__AIM__
Identify each line containing the word "this" and copy it.

↓

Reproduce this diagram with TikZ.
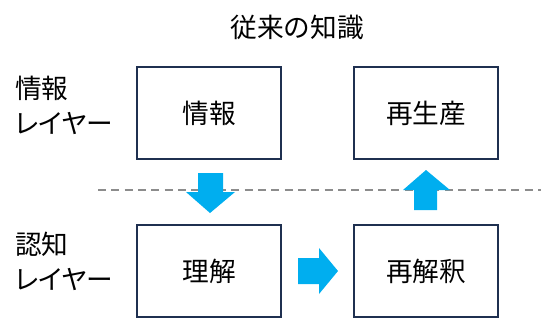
\documentclass[tikz,border=0pt]{standalone}
\usepackage{fontspec}
\setmainfont{Noto Sans CJK JP}
\newfontfamily\kanafont[RawFeature=+palt]{Noto Sans CJK JP}
\definecolor{boxline}{HTML}{1F3050}
\definecolor{arrowblue}{HTML}{00AEEF}
\definecolor{dashgray}{HTML}{8C8C8C}
\begin{document}
\begin{tikzpicture}[x=0.75pt,y=-0.75pt,
  lbl/.style={font=\fontsize{20pt}{26pt}\selectfont, inner sep=0pt},
  boxnode/.style={draw=boxline, line width=1.5pt, minimum width=108pt, minimum height=69pt, inner sep=0pt, font=\fontsize{20pt}{26pt}\selectfont},
  blockarrow/.style={fill=arrowblue, draw=none}]
\useasboundingbox (0,0) rectangle (541,319);
\node[lbl] (title) at (297,27) {従来の知識};
\node[lbl, align=left, anchor=north west, font=\fontsize{20pt}{26.25pt}\selectfont] (lay1) at (15,76) {情報\\{\kanafont レイヤー}};
\node[lbl, align=left, anchor=north west, font=\fontsize{20pt}{26.25pt}\selectfont] (lay2) at (15,232) {認知\\{\kanafont レイヤー}};
\draw[dashgray, line width=1pt, dash pattern=on 6pt off 4pt] (98,190) coordinate (dl) -- (541,190) coordinate (dr);
\node[boxnode] (info) at (209,113) {情報};
\node[boxnode] (repro) at (426,113) {再生産};
\node[boxnode] (under) at (209,271) {理解};
\node[boxnode] (reint) at (426,271) {再解釈};
% down arrow
\fill[blockarrow] (198,173) -- (223,173) -- (223,192) -- (235,192) -- (210,213) -- (186,192) -- (198,192) -- cycle;
% right arrow
\fill[blockarrow] (298,258) -- (319,258) -- (319,248) -- (338,271) -- (319,294) -- (319,284) -- (298,284) -- cycle;
% up arrow
\fill[blockarrow] (414,210) -- (437,210) -- (437,190) -- (450,190) -- (426,170) -- (403,190) -- (414,190) -- cycle;
\end{tikzpicture}
\end{document}
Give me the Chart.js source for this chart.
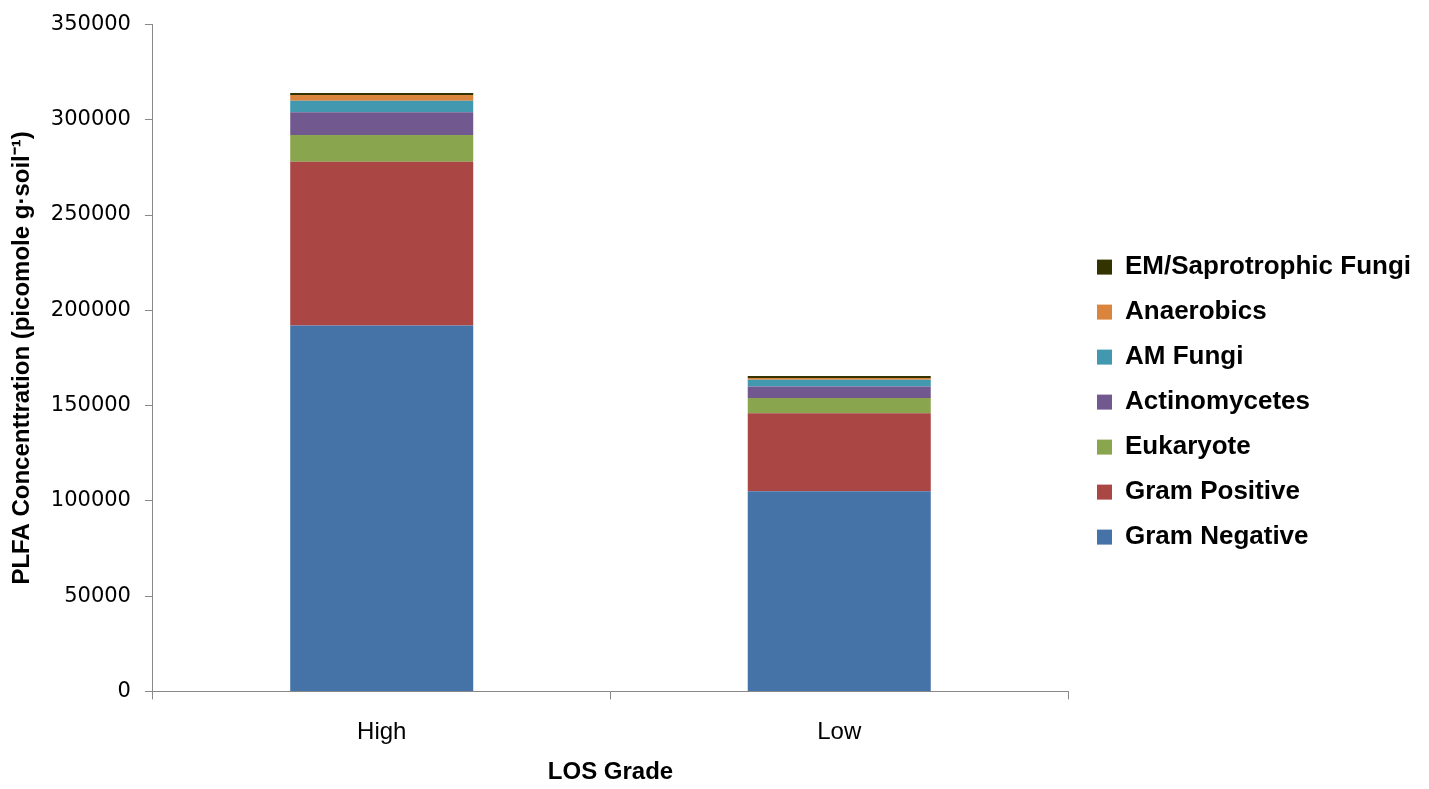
<!DOCTYPE html>
<html>
<head>
<meta charset="utf-8">
<script src="https://cdn.jsdelivr.net/npm/chart.js@4/dist/chart.umd.min.js"></script>
<style>
  html, body { margin: 0; padding: 0; background: #ffffff; }
  #wrap { width: 1429px; height: 789px; }
</style>
</head>
<body>
<div id="wrap"><canvas id="chart" width="1429" height="789"></canvas></div>
<script>
// LOS grade categories
const categories = ['High', 'Low'];

// PLFA concentration by microbial group (picomole g·soil⁻¹)
const gramNegative   = [192000, 105000];
const gramPositive   = [86000, 41000];
const eukaryote      = [14000, 8000];
const actinomycetes  = [12000, 6000];
const amFungi        = [6000, 3500];
const anaerobics     = [3000, 1000];
const emSaprotrophic = [1000, 1000];

const yTicks = [0, 50000, 100000, 150000, 200000, 250000, 300000, 350000];

const seriesNames  = ['Gram Negative', 'Gram Positive', 'Eukaryote', 'Actinomycetes', 'AM Fungi', 'Anaerobics', 'EM/Saprotrophic Fungi'];
const seriesValues = [gramNegative, gramPositive, eukaryote, actinomycetes, amFungi, anaerobics, emSaprotrophic];
const seriesColors = ['#4572A7', '#AA4643', '#89A54E', '#71588F', '#4198AF', '#DB843D', '#333300'];

const datasets = seriesNames.map((name, i) => ({
  label: name,
  data: seriesValues[i],
  backgroundColor: seriesColors[i],
  borderWidth: 0,
  categoryPercentage: 1.0,
  barPercentage: 0.4
}));

new Chart(document.getElementById('chart'), {
  type: 'bar',
  data: { labels: categories, datasets },
  options: {
    responsive: false,
    animation: false,
    layout: { padding: { top: 3, right: 8, left: 8, bottom: 2 } },
    plugins: {
      tooltip: { enabled: false },
      legend: {
        position: 'right',
        reverse: true,
        // blank title block nudges the legend entries slightly downward
        title: { display: true, text: '', padding: { top: 7, bottom: 6 }, font: { size: 1 } },
        labels: {
          boxWidth: 15,
          boxHeight: 15,
          padding: 19,
          color: '#000000',
          font: { family: 'Liberation Sans', weight: 'bold', size: 26 }
        }
      }
    },
    scales: {
      x: {
        stacked: true,
        border: { color: '#888888', width: 1 },
        grid: { display: true, drawOnChartArea: false, drawTicks: true, tickLength: 8, color: '#888888', offset: true },
        ticks: { color: '#000000', padding: 19, font: { family: 'Liberation Sans', size: 24 } },
        title: {
          display: true,
          text: 'LOS Grade',
          color: '#000000',
          padding: { top: -8, bottom: 0 },
          font: { family: 'Liberation Sans', weight: 'bold', size: 24 }
        }
      },
      y: {
        stacked: true,
        min: 0,
        max: 350000,
        afterBuildTicks: (axis) => { axis.ticks = yTicks.map(v => ({ value: v })); },
        border: { color: '#888888', width: 1 },
        grid: { display: true, drawOnChartArea: false, drawTicks: true, tickLength: 8, color: '#888888' },
        ticks: {
          color: '#000000',
          padding: 14,
          font: { family: 'DejaVu Sans', size: 21, lineHeight: 1.0 },
          callback: (v) => String(v)
        },
        title: {
          display: true,
          text: 'PLFA Concenttration (picomole g·soil⁻¹)',
          color: '#000000',
          padding: { top: 0, bottom: 0 },
          font: { family: 'Liberation Sans', weight: 'bold', size: 24 }
        }
      },
      // hidden scale that keeps a margin between the plot and the legend
      gap: {
        type: 'linear',
        position: 'right',
        display: false,
        afterFit: (scale) => { scale.width = 10; }
      }
    }
  }
});
</script>
</body>
</html>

↑

__ANSWER IN FULL__
Reproduce this diagram with TikZ.
Give me the Chart.js source for this chart.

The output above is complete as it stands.